His recent work on the Science Panel for the Amazon, in which he oversees the work of about 200 scientists and authors, has inspired the AAAS to award him with the 2021 AAAS Science Diplomacy Award.
The Science Panel for the Amazon
The Amazon is near a tipping point and it is now more urgent than ever to find alternative pathways towards sustainable development in the region. As a response to this threat, and inspired by the Leticia Pact for the Amazon, which highlights the importance of research, technology, and knowledge management to guide decision-making, a group of respected scientists established the Science Panel for the Amazon (SPA) on 23 September, 2019, at the United Nations in New York on the eve of the UN Secretary General Climate Summit.
The Panel was officially launched on July 23, 2020, and is currently formed by approximately 200 scientists, two-thirds from the Amazon region, to debate, analyze, and assemble the accumulated and collaborative knowledge of the scientific community, indigenous peoples and local communities (IPLCs), and other stakeholders that live and work in Amazonian countries.
SPA is convened under the auspices of the United Nations Sustainable Development Solutions Network (SDSN). Carlos Nobre, together with Andrea Encalada, are the Co-Chairs of this unprecedent initiative, which was brought together by the world-renowned economist Jeffrey Sachs and has the strategic advisory of a recognized group of leaders in its Strategic Committee, including Juan Manuel Santos, the former President of Colombia, cultural icons like famed photographer Sebastiäo Salgado, and José Gregorio Díaz Mirabal, elected leader of the Indigenous Peoples of the Amazon.

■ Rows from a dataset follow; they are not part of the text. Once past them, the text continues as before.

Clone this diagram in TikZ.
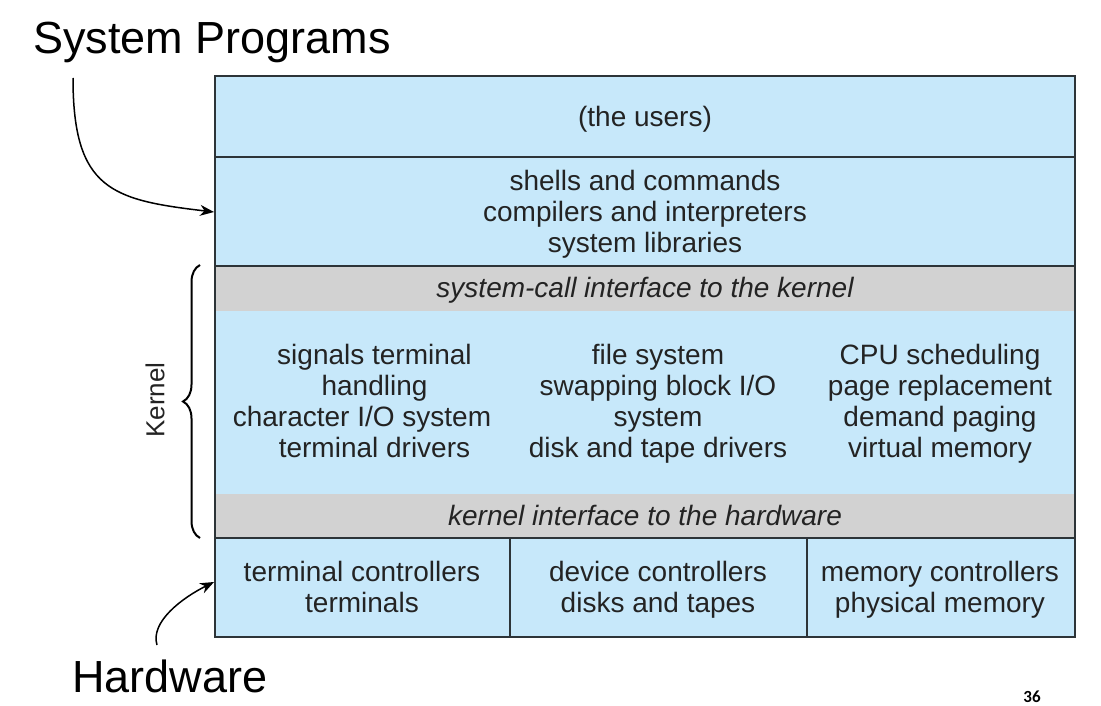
\documentclass[tikz,border=0pt]{standalone}
\usepackage{fontspec}
\setmainfont{Liberation Sans}
\newfontfamily\numfont{Carlito}
\usetikzlibrary{decorations.pathreplacing,arrows.meta}
\definecolor{cellblue}{RGB}{199,232,250}
\definecolor{cellgray}{RGB}{210,210,210}
\definecolor{edge}{RGB}{45,52,56}
\definecolor{txt}{RGB}{35,35,35}
\begin{document}
\begin{tikzpicture}[x=1pt,y=-1pt,
  body/.style={text=txt,font=\fontsize{28}{31}\selectfont,align=center,inner sep=0pt},
  ital/.style={text=txt,font=\fontsize{28}{31}\selectfont\itshape,align=center,inner sep=0pt},
  big/.style={text=black,font=\fontsize{45}{50}\selectfont,inner sep=0pt},
  arr/.style={-{Stealth[length=14pt,width=11pt]},line width=1.5pt},
  frame/.style={draw=edge,line width=2pt}]
\useasboundingbox (0,0) rectangle (1101,706);
\fill[white] (0,0) rectangle (1101,706);
% backgrounds
\fill[cellblue] (215,76) rectangle (1075,637);
\fill[cellgray] (215,266) rectangle (1075,311);
\fill[cellgray] (215,494) rectangle (1075,538);
% lines
\draw[frame] (215,157) -- (1075,157);
\draw[frame] (215,266) -- (1075,266);
\draw[frame] (215,538) -- (1075,538);
\draw[frame] (510,538) -- (510,637);
\draw[frame] (807,538) -- (807,637);
\draw[frame] (215,76) rectangle (1075,637);
% texts
\node[body] (users) at (645,120) {\strut(the users)};
\node[body] (shells) at (645,215) {\strut shells and commands\\\strut compilers and interpreters\\\strut system libraries};
\node[ital] (syscall) at (645,291) {\strut system-call interface to the kernel};
\node[body] (kcol1) at (362,405) {\strut\hspace*{25pt}signals terminal\\\strut\hspace*{25pt}handling\\\strut character I/O system\\\strut\hspace*{25pt}terminal drivers};
\node[body] (kcol2) at (658,405) {\strut file system\\\strut swapping block I/O\\\strut system\\\strut disk and tape drivers};
\node[body] (kcol3) at (940,405) {\strut CPU scheduling\\\strut page replacement\\\strut demand paging\\\strut virtual memory};
\node[ital] (kiface) at (645,519) {\strut kernel interface to the hardware};
\node[body] (hw1) at (362,591) {\strut terminal controllers\\\strut terminals};
\node[body] (hw2) at (658,591) {\strut device controllers\\\strut disks and tapes};
\node[body] (hw3) at (940,591) {\strut memory controllers\\\strut physical memory};
% kernel brace
\draw[line width=2pt,decorate,decoration={brace,amplitude=17pt}] (200,538) -- (200,265);
\node[text=txt,font=\fontsize{26}{30}\selectfont,rotate=90,inner sep=0pt] (kernel) at (155,400) {Kernel};
% outside labels
\node[big,anchor=base west] (sysprog) at (33,54) {System Programs};
\node[big,anchor=base west] (hardware) at (72,692) {Hardware};
\node[font=\numfont\bfseries\fontsize{17}{20}\selectfont,inner sep=0pt] (page) at (1032,697) {36};
% arrows
\coordinate (spfrom) at (73,78);
\coordinate (spto) at (214,212);
\draw[arr] (spfrom) .. controls (73,190) and (112,200) .. (spto);
\coordinate (hwfrom) at (157,645);
\coordinate (hwto) at (214,582);
\draw[arr] (hwfrom) .. controls (150,622) and (182,598) .. (hwto);
\end{tikzpicture}
\end{document}
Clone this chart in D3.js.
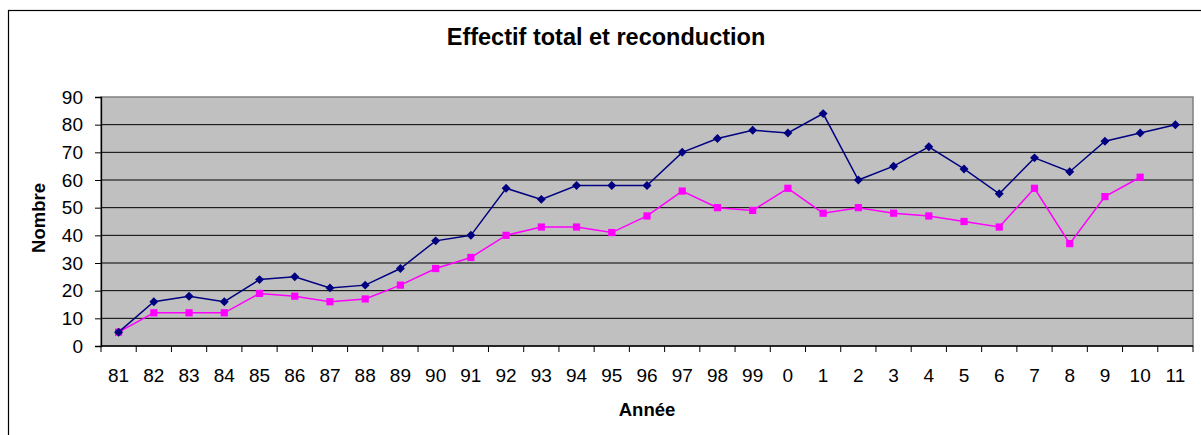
<!DOCTYPE html>
<html>
<head>
<meta charset="utf-8">
<script src="https://cdn.jsdelivr.net/npm/d3@7"></script>
<style>
  body { margin: 0; background: #fff; }
  text { font-family: "Liberation Sans", Arial, sans-serif; }
</style>
</head>
<body>
<svg id="chart" width="1201" height="435"></svg>
<script>
// years on the x axis
const annees = ["81","82","83","84","85","86","87","88","89","90","91","92","93","94","95","96","97","98","99","0","1","2","3","4","5","6","7","8","9","10","11"];
// effectif total (navy, diamonds)
const effectif = [5,16,18,16,24,25,21,22,28,38,40,57,53,58,58,58,70,75,78,77,84,60,65,72,64,55,68,63,74,77,80];
// reconduction (magenta, squares) - no value for 11
const reconduction = [5,12,12,12,19,18,16,17,22,28,32,40,43,43,41,47,56,50,49,57,48,50,48,47,45,43,57,37,54,61,null];
const yTicks = [0,10,20,30,40,50,60,70,80,90];

const svg = d3.select("#chart");

// outer chart border (runs off the right and bottom edge)
svg.append("rect")
  .attr("x", 8.5).attr("y", 10.5)
  .attr("width", 1210).attr("height", 440)
  .attr("fill", "#fff").attr("stroke", "#000").attr("stroke-width", 1.2);

const pLeft = 101, pRight = 1193, pTop = 97, pBottom = 346;

var x = d3.scaleBand().domain(annees).range([pLeft, pRight]);
var y = d3.scaleLinear().domain([0, 90]).range([pBottom, pTop]);

// plot area
svg.append("rect")
  .attr("x", pLeft).attr("y", pTop)
  .attr("width", pRight - pLeft).attr("height", pBottom - pTop)
  .attr("fill", "#c0c0c0").attr("stroke", "#808080").attr("stroke-width", 1.5);

// gridlines
svg.append("g")
  .selectAll("line")
  .data(yTicks.filter(d => d > 0 && d < 90))
  .enter().append("line")
  .attr("x1", pLeft).attr("x2", pRight)
  .attr("y1", d => y(d)).attr("y2", d => y(d))
  .attr("stroke", "#000").attr("stroke-width", 1);

// y axis
var yAxis = svg.append("g")
  .attr("transform", `translate(${pLeft},0)`)
  .call(d3.axisLeft(y).tickValues(yTicks).tickSize(6).tickPadding(12));
yAxis.select(".domain").attr("stroke", "#000").attr("stroke-width", 1.3);
yAxis.selectAll(".tick line").attr("stroke", "#000");
yAxis.selectAll("text").attr("font-size", 19).attr("fill", "#000")
  .style("font-family", "'Liberation Sans', Arial, sans-serif");

// x axis: ticks at the category boundaries
var xAxis = svg.append("g")
  .attr("transform", `translate(0,${pBottom})`);
xAxis.append("line")
  .attr("x1", pLeft).attr("x2", pRight)
  .attr("stroke", "#000").attr("stroke-width", 1.5);
xAxis.selectAll(".tk")
  .data(annees.concat(["end"]))
  .enter().append("line")
  .attr("class", "tk")
  .attr("x1", (d, i) => pLeft + i * x.step())
  .attr("x2", (d, i) => pLeft + i * x.step())
  .attr("y1", 0).attr("y2", 6)
  .attr("stroke", "#000");
xAxis.selectAll(".lbl")
  .data(annees)
  .enter().append("text")
  .attr("class", "lbl")
  .attr("x", d => x(d) + x.bandwidth() / 2)
  .attr("y", 36)
  .attr("text-anchor", "middle")
  .attr("font-size", 19)
  .text(d => d);

// series
function drawSerie(values, color, size, angle) {
  var pts = values.map((v, i) => ({ a: annees[i], v: v })).filter(d => d.v !== null);
  var line = d3.line()
    .x(d => x(d.a) + x.bandwidth() / 2)
    .y(d => y(d.v));
  svg.append("path")
    .datum(pts)
    .attr("d", line)
    .attr("fill", "none")
    .attr("stroke", color)
    .attr("stroke-width", 1.5);
  svg.append("g").selectAll("path")
    .data(pts)
    .enter().append("path")
    .attr("d", d3.symbol().type(d3.symbolSquare).size(size))
    .attr("transform", d => `translate(${x(d.a) + x.bandwidth() / 2},${y(d.v)}) rotate(${angle})`)
    .attr("fill", color);
}
drawSerie(reconduction, "#ff00ff", 52, 0);
drawSerie(effectif, "#000080", 40, 45);

// titles
svg.append("text")
  .attr("x", 606).attr("y", 45)
  .attr("text-anchor", "middle")
  .attr("font-size", 23.5).attr("font-weight", "bold")
  .text("Effectif total et reconduction");
svg.append("text")
  .attr("x", (pLeft + pRight) / 2).attr("y", 415.5)
  .attr("text-anchor", "middle")
  .attr("font-size", 18.5).attr("font-weight", "bold")
  .text("Année");
svg.append("text")
  .attr("transform", `translate(45,218) rotate(-90)`)
  .attr("text-anchor", "middle")
  .attr("font-size", 18.5).attr("font-weight", "bold")
  .text("Nombre");
</script>
</body>
</html>
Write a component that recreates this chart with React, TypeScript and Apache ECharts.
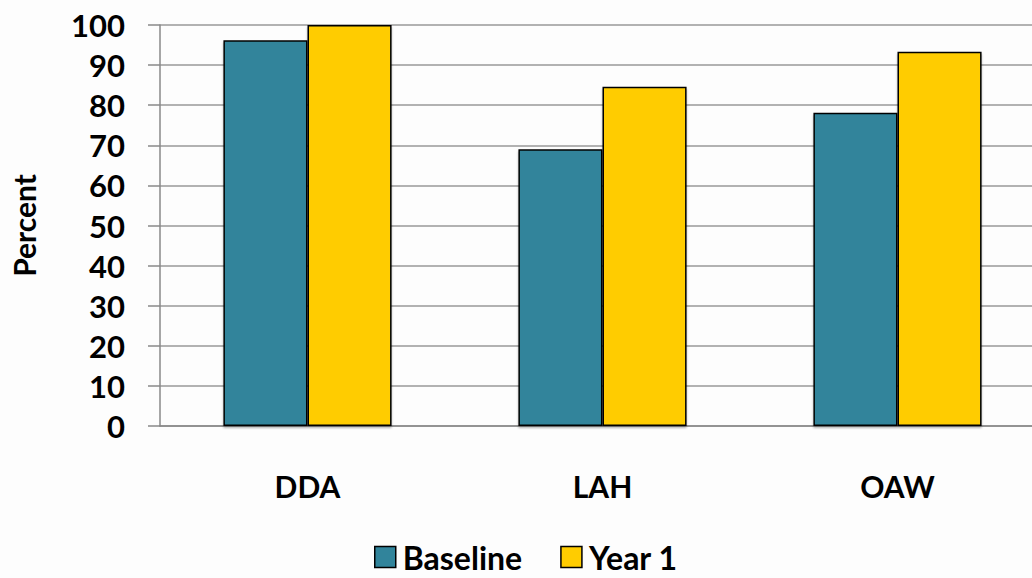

The SPA is developing a first-of- its-kind Report, providing a rigorous scientific assessment of the state of the Amazon ecosystems, trends, and implications for long-term well-being of the region, while also exploring opportunities and policy relevant options for conservation and sustainable development of the Amazon. The SPA’s Report will be launched in the second half of 2021.